McKinsey & Company

McKinsey on Society

Inclusive growth and financial security

Discussing the potential for the adoption of an electronic payment system in India, which could reduce payment inefficiencies estimated to be Rs. 1 lakh crone annually (US$22.4 billion).

Ensuring reliable financial services to poor households in India has been an important and long-standing policy imperative of the government. Despite sustained efforts, millions of rural and urban poor continue to lack opportunities to borrow, save, insure themselves, and access the numerous services of India’s formal financial sector. Now, the Indian government has the unprecedented opportunity to achieve this fundamental but protracted goal of financial inclusion.

Advances in technology and new business models have provided them with a powerful tool—an electronic payment or “e-payment” system.
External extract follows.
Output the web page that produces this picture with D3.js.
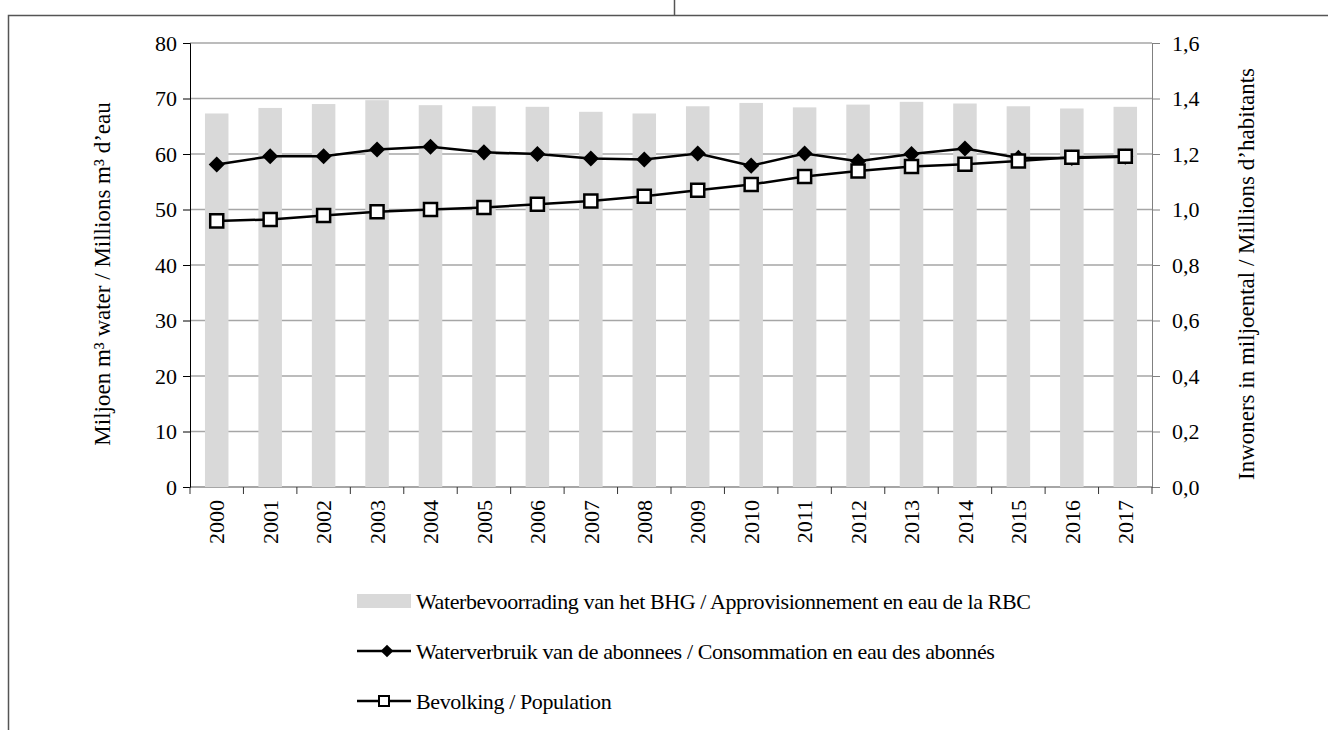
<!DOCTYPE html>
<html>
<head>
<meta charset="utf-8">
<script src="https://cdn.jsdelivr.net/npm/d3@7"></script>
<style>
  body { margin: 0; background: #fff; }
  svg, svg text { font-family: "Liberation Serif", "Times New Roman", Times, "DejaVu Serif", "Noto Serif", serif !important; }
</style>
</head>
<body>
<div id="chart"></div>
<script>
// years on the x axis
var years = ["2000","2001","2002","2003","2004","2005","2006","2007","2008",
             "2009","2010","2011","2012","2013","2014","2015","2016","2017"]

// water supply of the region, million m3 (bars, left axis)
var supply = [67.3, 68.3, 69.0, 69.7, 68.8, 68.6, 68.5, 67.6, 67.3,
              68.6, 69.2, 68.4, 68.9, 69.4, 69.1, 68.6, 68.2, 68.5]

// consumption of subscribers, million m3 (diamonds, left axis)
var consumption = [58.1, 59.6, 59.6, 60.8, 61.3, 60.3, 60.0, 59.2, 59.0,
                   60.1, 57.9, 60.1, 58.7, 60.0, 61.0, 59.3, 59.3, 59.5]

// population, millions (squares, right axis)
var population = [0.959, 0.964, 0.978, 0.992, 1.000, 1.007, 1.019, 1.031, 1.048,
                  1.069, 1.090, 1.119, 1.139, 1.155, 1.163, 1.175, 1.188, 1.192]

var leftTicks = [0, 10, 20, 30, 40, 50, 60, 70, 80]
var rightTicks = [0, 0.2, 0.4, 0.6, 0.8, 1.0, 1.2, 1.4, 1.6]

var legendLabels = [
   "Waterbevoorrading van het BHG / Approvisionnement en eau de la RBC",
   "Waterverbruik van de abonnees / Consommation en eau des abonnés",
   "Bevolking / Population"
]

var width = 1328
var height = 730
var plot = { left: 190, right: 1152, top: 43, bottom: 487 }
var fontSize = 22

var svg = d3.select("#chart").append("svg")
   .attr("width", width)
   .attr("height", height)

// outer frame of the figure
svg.append("path")
   .attr("d", "M8.5," + height + "V15.5H" + width)
   .attr("fill", "none")
   .attr("stroke", "#555")
   .attr("stroke-width", 1.5)
svg.append("line")
   .attr("x1", 674.5).attr("x2", 674.5)
   .attr("y1", 0).attr("y2", 15)
   .attr("stroke", "#555")
   .attr("stroke-width", 1.5)

var x = d3.scaleBand().domain(years).range([plot.left, plot.right]).padding(0)
var yLeft = d3.scaleLinear().domain([0, 80]).range([plot.bottom, plot.top])
var yRight = d3.scaleLinear().domain([0, 1.6]).range([plot.bottom, plot.top])

var fmtRight = function(d) { return d3.format(".1f")(d).replace(".", ",") }

// gridlines
svg.append("g").selectAll("line.grid").data(leftTicks).enter().append("line")
   .attr("class", "grid")
   .attr("x1", plot.left).attr("x2", plot.right)
   .attr("y1", function(d) { return yLeft(d) }).attr("y2", function(d) { return yLeft(d) })
   .attr("stroke", "#a6a6a6")
   .attr("stroke-width", function(d) { return d == 0 ? 2 : 1.5 })

// bars
var barW = x.bandwidth() * 0.44
svg.append("g").selectAll("rect.bar").data(supply).enter().append("rect")
   .attr("class", "bar")
   .attr("x", function(d, i) { return x(years[i]) + (x.bandwidth() - barW) / 2 })
   .attr("width", barW)
   .attr("y", function(d) { return yLeft(d) })
   .attr("height", function(d) { return yLeft(0) - yLeft(d) })
   .attr("fill", "#d9d9d9")

// left axis
var axL = svg.append("g").attr("transform", "translate(" + plot.left + ",0)")
   .call(d3.axisLeft(yLeft).tickValues(leftTicks).tickSize(7).tickPadding(6))
axL.attr("font-family", null)
axL.select(".domain").attr("stroke", "#000")
axL.selectAll("text").attr("font-size", fontSize).attr("fill", "#000")

// right axis
var axR = svg.append("g").attr("transform", "translate(" + plot.right + ",0)")
   .call(d3.axisRight(yRight).tickValues(rightTicks).tickFormat(fmtRight).tickSize(8).tickPadding(12))
axR.attr("font-family", null)
axR.select(".domain").attr("stroke", "#808080")
axR.selectAll(".tick line").attr("stroke", "#808080")
axR.selectAll("text").attr("font-size", fontSize).attr("fill", "#000")

// x axis ticks at category boundaries
var bounds = years.map(function(d) { return x(d) }).concat([plot.right])
svg.append("g").selectAll("line.xtick").data(bounds).enter().append("line")
   .attr("x1", function(d) { return d }).attr("x2", function(d) { return d })
   .attr("y1", plot.bottom).attr("y2", plot.bottom + 7)
   .attr("stroke", "#333")

svg.append("g").selectAll("text.year").data(years).enter().append("text")
   .attr("transform", function(d) {
      return "translate(" + (x(d) + x.bandwidth() / 2) + "," + (plot.bottom + 13) + ") rotate(-90)"
   })
   .attr("text-anchor", "end")
   .attr("dy", "0.35em")
   .attr("font-size", fontSize)
   .text(function(d) { return d })

// axis titles
svg.append("text")
   .attr("transform", "translate(110,274) rotate(-90)")
   .attr("text-anchor", "middle")
   .attr("font-size", fontSize + 1)
   .text("Miljoen m³ water / Millions m³ d’eau")

svg.append("text")
   .attr("transform", "translate(1254,274) rotate(-90)")
   .attr("text-anchor", "middle")
   .attr("font-size", fontSize + 1)
   .text("Inwoners in miljoental / Millions d’habitants")

// consumption line
var cx = function(i) { return x(years[i]) + x.bandwidth() / 2 }
var consLine = d3.line().x(function(d, i) { return cx(i) }).y(function(d) { return yLeft(d) })
svg.append("path")
   .datum(consumption)
   .attr("d", consLine)
   .attr("fill", "none")
   .attr("stroke", "#000")
   .attr("stroke-width", 2.5)

var diamond = d3.symbol().type(d3.symbolSquare).size(130)
svg.append("g").selectAll("path.diamond").data(consumption).enter().append("path")
   .attr("d", diamond)
   .attr("transform", function(d, i) { return "translate(" + cx(i) + "," + yLeft(d) + ") rotate(45)" })
   .attr("fill", "#000")

// population line
var popLine = d3.line().x(function(d, i) { return cx(i) }).y(function(d) { return yRight(d) })
svg.append("path")
   .datum(population)
   .attr("d", popLine)
   .attr("fill", "none")
   .attr("stroke", "#000")
   .attr("stroke-width", 2.5)

var square = d3.symbol().type(d3.symbolSquare).size(170)
svg.append("g").selectAll("path.square").data(population).enter().append("path")
   .attr("d", square)
   .attr("transform", function(d, i) { return "translate(" + cx(i) + "," + yRight(d) + ")" })
   .attr("fill", "#fff")
   .attr("stroke", "#000")
   .attr("stroke-width", 2.5)

// legend
var legX = 357, legW = 54, legY = 601, legStep = 50
var leg = svg.append("g")
leg.selectAll("text").data(legendLabels).enter().append("text")
   .attr("x", legX + legW + 5)
   .attr("y", function(d, i) { return legY + i * legStep })
   .attr("dy", "0.35em")
   .attr("font-size", fontSize)
   .attr("letter-spacing", -0.4)
   .text(function(d) { return d })

leg.append("rect")
   .attr("x", legX).attr("y", legY - 7)
   .attr("width", legW).attr("height", 14)
   .attr("fill", "#d9d9d9")

leg.append("line")
   .attr("x1", legX).attr("x2", legX + legW)
   .attr("y1", legY + legStep).attr("y2", legY + legStep)
   .attr("stroke", "#000").attr("stroke-width", 2.5)
leg.append("path")
   .attr("d", d3.symbol().type(d3.symbolSquare).size(80))
   .attr("transform", "translate(" + (legX + legW / 2 + 3) + "," + (legY + legStep) + ") rotate(45)")
   .attr("fill", "#000")

leg.append("line")
   .attr("x1", legX).attr("x2", legX + legW)
   .attr("y1", legY + 2 * legStep).attr("y2", legY + 2 * legStep)
   .attr("stroke", "#000").attr("stroke-width", 2.5)
leg.append("path")
   .attr("d", d3.symbol().type(d3.symbolSquare).size(100))
   .attr("transform", "translate(" + (legX + legW / 2) + "," + (legY + 2 * legStep) + ")")
   .attr("fill", "#fff")
   .attr("stroke", "#000").attr("stroke-width", 2)
</script>
</body>
</html>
There is a compelling case to be made for automating government payments, which includes efficient and reliable financial interactions with poor households in the informal economy as well as full financial inclusion of India’s poor.

This report explores the current inefficiencies in government payment systems and quantifies the potential financial and strategic benefits of making government payment flows electronic. It finds that an e-payment model can reduce current payment inefficiencies estimated to be Rs. 1 lakh crore annually (US$22.4 billion), with a large share of that amount—Rs. 71,000 crore (US$18.3 billion)—attributable to welfare schemes disbursed by the government. Top-down analysis suggests that setting up the infrastructure to enable an e-payment model will entail a onetime cost of Rs. 60,000 to 70,000 crores (US$13 billion to 15 billion)—an amount that can potentially be paid back within one year from the savings incurred through an e-payment infrastructure.